Practical Recommendations
Ignore dynamic contrast ratios. They are unverifiable marketing figures that do not reflect real-world performance. Focus on native/static contrast.
Check the panel type. A VA panel will almost always deliver substantially better contrast than an IPS panel at the same price point. Choose accordingly based on your primary use case.
Consider your viewing environment. In a bright room, the difference between 1000:1 and 3000:1 is less apparent than in a dark room. If you primarily use your display in a well-lit space, moderate contrast may be entirely adequate.

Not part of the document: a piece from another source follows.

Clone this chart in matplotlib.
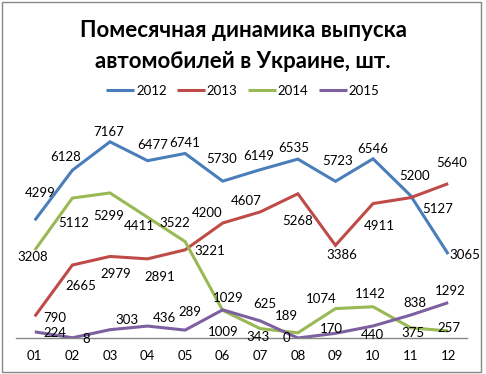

View displays head-on. Contrast degrades off-axis, particularly with VA panels. Position your display for direct viewing.
Use calibration tools if available. Brightness (black level) set too high reduces contrast and washes out dark colors. Contrast (white level) should be maximized without losing highlight detail.
Conclusion
LCD contrast ratio is a meaningful specification—but only when you understand what the number actually represents. The native/static contrast figure, measured with a checkerboard pattern, is the only reliable indicator of a panel’s performance. Dynamic contrast ratios are marketing artifacts with little practical value.
Panel technology remains the primary determinant of LCD contrast. VA delivers 3000:1 to 6000:1, IPS delivers 1000:1 to 1500:1, and TN delivers less. Local dimming can improve effective contrast, but it cannot overcome the fundamental limitation of LCDs: they block light rather than generating it selectively.
OLED offers genuinely superior contrast in dark environments. In typical ambient lighting, however, the gap is far smaller than the specifications suggest. The best display for any given user depends on viewing conditions, primary content, and the relative importance of contrast versus other attributes like color accuracy and viewing angle.
Understanding what contrast ratio measures—and what it does not—is the first step toward making an informed display purchase.